Information supplied:
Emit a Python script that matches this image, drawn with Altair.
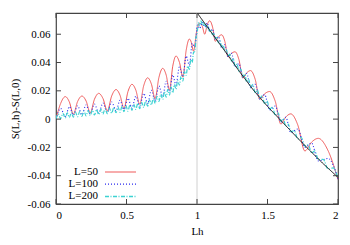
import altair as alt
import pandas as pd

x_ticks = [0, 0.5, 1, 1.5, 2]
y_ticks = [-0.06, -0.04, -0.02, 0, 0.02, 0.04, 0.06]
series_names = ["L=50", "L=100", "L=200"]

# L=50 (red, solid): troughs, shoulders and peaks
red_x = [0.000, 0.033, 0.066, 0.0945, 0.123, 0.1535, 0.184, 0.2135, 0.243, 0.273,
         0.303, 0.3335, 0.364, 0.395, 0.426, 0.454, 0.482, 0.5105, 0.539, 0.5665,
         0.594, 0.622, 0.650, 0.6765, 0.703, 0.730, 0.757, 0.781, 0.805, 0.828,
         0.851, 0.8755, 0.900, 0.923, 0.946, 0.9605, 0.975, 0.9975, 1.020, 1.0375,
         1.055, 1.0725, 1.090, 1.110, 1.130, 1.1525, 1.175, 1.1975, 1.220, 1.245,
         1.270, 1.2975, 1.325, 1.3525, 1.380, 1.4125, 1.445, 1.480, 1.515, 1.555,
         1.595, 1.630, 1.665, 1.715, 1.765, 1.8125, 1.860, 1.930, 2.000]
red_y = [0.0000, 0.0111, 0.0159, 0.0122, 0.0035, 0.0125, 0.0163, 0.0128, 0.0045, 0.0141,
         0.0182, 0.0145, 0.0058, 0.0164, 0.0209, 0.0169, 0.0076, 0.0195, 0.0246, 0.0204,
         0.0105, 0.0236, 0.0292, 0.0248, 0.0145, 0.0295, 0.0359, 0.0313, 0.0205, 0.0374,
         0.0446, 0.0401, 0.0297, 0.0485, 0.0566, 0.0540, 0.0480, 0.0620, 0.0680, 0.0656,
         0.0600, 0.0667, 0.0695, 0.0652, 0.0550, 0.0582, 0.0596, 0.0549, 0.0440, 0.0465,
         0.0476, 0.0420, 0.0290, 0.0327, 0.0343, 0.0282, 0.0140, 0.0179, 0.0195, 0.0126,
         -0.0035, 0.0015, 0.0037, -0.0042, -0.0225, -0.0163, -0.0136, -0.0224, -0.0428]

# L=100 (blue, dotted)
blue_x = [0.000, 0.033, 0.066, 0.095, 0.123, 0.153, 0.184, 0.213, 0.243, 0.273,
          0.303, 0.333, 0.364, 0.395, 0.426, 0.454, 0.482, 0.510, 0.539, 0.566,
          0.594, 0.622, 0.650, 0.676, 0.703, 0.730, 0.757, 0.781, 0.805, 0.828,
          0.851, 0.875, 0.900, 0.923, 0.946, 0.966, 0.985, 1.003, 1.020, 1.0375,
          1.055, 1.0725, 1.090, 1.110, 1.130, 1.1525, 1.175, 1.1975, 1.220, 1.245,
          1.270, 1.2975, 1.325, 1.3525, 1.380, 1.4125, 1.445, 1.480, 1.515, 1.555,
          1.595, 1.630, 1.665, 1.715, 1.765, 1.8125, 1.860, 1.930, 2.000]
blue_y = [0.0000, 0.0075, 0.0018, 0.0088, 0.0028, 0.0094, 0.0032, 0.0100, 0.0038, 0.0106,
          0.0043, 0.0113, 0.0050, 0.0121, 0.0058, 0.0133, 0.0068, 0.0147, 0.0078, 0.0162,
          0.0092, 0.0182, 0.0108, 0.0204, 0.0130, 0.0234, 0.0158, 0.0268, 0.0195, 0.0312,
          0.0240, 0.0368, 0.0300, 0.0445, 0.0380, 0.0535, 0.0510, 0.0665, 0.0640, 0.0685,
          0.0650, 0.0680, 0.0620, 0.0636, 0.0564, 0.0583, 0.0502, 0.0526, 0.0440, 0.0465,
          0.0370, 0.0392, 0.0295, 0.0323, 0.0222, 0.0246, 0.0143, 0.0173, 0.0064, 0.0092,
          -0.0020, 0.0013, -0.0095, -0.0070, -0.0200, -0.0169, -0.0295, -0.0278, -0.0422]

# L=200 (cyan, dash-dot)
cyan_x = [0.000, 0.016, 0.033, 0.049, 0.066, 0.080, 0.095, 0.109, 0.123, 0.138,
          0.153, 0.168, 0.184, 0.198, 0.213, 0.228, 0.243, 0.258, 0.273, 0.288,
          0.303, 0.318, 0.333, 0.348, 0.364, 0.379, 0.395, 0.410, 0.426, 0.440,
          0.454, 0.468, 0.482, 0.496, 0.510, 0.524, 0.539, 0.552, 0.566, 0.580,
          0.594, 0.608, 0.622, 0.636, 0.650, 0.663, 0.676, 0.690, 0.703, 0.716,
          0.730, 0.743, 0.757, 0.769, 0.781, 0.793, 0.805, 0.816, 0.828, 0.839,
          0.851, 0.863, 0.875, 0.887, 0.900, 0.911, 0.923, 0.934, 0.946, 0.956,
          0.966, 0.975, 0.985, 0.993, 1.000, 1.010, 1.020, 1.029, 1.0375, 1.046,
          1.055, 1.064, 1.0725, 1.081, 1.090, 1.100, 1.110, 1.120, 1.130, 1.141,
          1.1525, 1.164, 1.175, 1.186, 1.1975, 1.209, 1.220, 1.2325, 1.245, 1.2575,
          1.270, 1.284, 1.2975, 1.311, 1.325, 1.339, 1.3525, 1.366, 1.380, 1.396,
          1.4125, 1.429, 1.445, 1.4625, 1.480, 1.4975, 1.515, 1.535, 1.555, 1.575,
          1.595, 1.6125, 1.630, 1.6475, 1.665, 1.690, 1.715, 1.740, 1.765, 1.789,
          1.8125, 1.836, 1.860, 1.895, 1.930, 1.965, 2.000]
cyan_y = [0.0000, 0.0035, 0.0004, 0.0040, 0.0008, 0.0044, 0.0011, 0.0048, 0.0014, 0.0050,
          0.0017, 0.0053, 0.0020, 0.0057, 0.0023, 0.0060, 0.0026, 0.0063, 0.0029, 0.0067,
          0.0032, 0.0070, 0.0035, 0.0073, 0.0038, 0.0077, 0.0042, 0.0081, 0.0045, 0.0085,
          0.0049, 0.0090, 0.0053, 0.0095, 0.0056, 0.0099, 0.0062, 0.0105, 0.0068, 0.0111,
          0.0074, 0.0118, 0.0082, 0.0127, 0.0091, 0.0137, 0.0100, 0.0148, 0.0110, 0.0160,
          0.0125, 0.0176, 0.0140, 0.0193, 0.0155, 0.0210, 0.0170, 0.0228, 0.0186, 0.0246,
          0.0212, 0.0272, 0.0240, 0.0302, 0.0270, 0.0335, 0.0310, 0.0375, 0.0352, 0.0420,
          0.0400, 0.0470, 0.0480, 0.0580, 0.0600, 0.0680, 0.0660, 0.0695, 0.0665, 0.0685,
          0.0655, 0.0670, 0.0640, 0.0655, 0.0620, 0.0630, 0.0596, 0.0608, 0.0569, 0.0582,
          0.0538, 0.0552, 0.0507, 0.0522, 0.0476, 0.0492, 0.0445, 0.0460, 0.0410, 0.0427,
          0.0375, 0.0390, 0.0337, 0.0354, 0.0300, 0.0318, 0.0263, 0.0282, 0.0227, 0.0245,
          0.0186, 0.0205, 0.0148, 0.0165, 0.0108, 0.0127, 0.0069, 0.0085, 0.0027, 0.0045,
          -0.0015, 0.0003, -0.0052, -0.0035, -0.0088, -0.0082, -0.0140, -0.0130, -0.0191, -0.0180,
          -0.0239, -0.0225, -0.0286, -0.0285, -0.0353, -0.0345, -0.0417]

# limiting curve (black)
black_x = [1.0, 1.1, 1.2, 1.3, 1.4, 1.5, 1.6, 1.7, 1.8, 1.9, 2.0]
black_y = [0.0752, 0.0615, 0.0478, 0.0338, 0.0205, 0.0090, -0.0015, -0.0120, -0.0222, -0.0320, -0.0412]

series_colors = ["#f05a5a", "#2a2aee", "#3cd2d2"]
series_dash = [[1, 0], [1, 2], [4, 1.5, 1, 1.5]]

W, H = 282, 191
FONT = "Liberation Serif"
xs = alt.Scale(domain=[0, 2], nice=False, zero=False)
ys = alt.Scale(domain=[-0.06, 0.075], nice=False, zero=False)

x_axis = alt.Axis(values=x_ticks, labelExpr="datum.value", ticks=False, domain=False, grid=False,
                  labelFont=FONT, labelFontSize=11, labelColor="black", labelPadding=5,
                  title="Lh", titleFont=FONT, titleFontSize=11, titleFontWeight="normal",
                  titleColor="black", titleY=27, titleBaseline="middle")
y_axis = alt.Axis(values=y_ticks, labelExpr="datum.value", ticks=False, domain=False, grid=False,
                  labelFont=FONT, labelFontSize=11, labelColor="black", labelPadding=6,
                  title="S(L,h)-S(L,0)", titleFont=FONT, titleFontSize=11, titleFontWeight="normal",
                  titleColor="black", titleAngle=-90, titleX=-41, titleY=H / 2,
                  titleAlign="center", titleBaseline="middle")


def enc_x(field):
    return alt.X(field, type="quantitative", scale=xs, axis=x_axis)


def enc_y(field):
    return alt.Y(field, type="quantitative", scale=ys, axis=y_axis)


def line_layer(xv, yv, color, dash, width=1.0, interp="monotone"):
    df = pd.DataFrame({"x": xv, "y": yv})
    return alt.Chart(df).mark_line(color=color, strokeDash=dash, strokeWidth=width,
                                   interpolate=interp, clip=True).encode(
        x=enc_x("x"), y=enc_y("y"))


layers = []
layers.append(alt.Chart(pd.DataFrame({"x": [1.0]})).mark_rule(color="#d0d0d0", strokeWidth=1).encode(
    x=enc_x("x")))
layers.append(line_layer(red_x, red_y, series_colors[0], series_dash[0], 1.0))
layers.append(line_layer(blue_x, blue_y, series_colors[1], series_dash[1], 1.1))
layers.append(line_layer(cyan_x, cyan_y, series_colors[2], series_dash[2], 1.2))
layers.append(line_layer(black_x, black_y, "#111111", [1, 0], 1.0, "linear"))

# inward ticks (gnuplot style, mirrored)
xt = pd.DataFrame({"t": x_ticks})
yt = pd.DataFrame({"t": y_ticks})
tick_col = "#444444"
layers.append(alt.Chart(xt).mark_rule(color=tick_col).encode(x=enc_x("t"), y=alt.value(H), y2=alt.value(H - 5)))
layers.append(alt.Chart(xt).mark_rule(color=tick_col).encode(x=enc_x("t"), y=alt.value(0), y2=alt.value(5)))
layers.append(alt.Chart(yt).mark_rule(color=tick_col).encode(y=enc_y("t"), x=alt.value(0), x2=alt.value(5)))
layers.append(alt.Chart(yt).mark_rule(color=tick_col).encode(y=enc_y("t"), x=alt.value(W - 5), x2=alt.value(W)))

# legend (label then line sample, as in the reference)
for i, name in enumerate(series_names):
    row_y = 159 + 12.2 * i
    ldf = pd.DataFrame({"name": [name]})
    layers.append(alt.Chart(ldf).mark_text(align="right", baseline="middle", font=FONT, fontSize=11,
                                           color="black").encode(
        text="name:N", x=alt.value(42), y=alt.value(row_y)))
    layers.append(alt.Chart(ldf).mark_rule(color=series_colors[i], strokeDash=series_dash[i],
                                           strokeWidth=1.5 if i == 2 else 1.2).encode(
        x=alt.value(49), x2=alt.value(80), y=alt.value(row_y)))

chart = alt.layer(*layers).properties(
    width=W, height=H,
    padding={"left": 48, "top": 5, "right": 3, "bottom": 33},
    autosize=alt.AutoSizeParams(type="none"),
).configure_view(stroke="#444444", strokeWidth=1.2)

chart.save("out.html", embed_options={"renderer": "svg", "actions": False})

Exercise requirements:
Starting at the top of the listing above, reproduce each line up to and including the one with "-0.0136, -0.0224, -0.0428]"; omit the pictures.

Task answer:
Emit a Python script that matches this image, drawn with Altair.
import altair as alt
import pandas as pd

x_ticks = [0, 0.5, 1, 1.5, 2]
y_ticks = [-0.06, -0.04, -0.02, 0, 0.02, 0.04, 0.06]
series_names = ["L=50", "L=100", "L=200"]

# L=50 (red, solid): troughs, shoulders and peaks
red_x = [0.000, 0.033, 0.066, 0.0945, 0.123, 0.1535, 0.184, 0.2135, 0.243, 0.273,
         0.303, 0.3335, 0.364, 0.395, 0.426, 0.454, 0.482, 0.5105, 0.539, 0.5665,
         0.594, 0.622, 0.650, 0.6765, 0.703, 0.730, 0.757, 0.781, 0.805, 0.828,
         0.851, 0.8755, 0.900, 0.923, 0.946, 0.9605, 0.975, 0.9975, 1.020, 1.0375,
         1.055, 1.0725, 1.090, 1.110, 1.130, 1.1525, 1.175, 1.1975, 1.220, 1.245,
         1.270, 1.2975, 1.325, 1.3525, 1.380, 1.4125, 1.445, 1.480, 1.515, 1.555,
         1.595, 1.630, 1.665, 1.715, 1.765, 1.8125, 1.860, 1.930, 2.000]
red_y = [0.0000, 0.0111, 0.0159, 0.0122, 0.0035, 0.0125, 0.0163, 0.0128, 0.0045, 0.0141,
         0.0182, 0.0145, 0.0058, 0.0164, 0.0209, 0.0169, 0.0076, 0.0195, 0.0246, 0.0204,
         0.0105, 0.0236, 0.0292, 0.0248, 0.0145, 0.0295, 0.0359, 0.0313, 0.0205, 0.0374,
         0.0446, 0.0401, 0.0297, 0.0485, 0.0566, 0.0540, 0.0480, 0.0620, 0.0680, 0.0656,
         0.0600, 0.0667, 0.0695, 0.0652, 0.0550, 0.0582, 0.0596, 0.0549, 0.0440, 0.0465,
         0.0476, 0.0420, 0.0290, 0.0327, 0.0343, 0.0282, 0.0140, 0.0179, 0.0195, 0.0126,
         -0.0035, 0.0015, 0.0037, -0.0042, -0.0225, -0.0163, -0.0136, -0.0224, -0.0428]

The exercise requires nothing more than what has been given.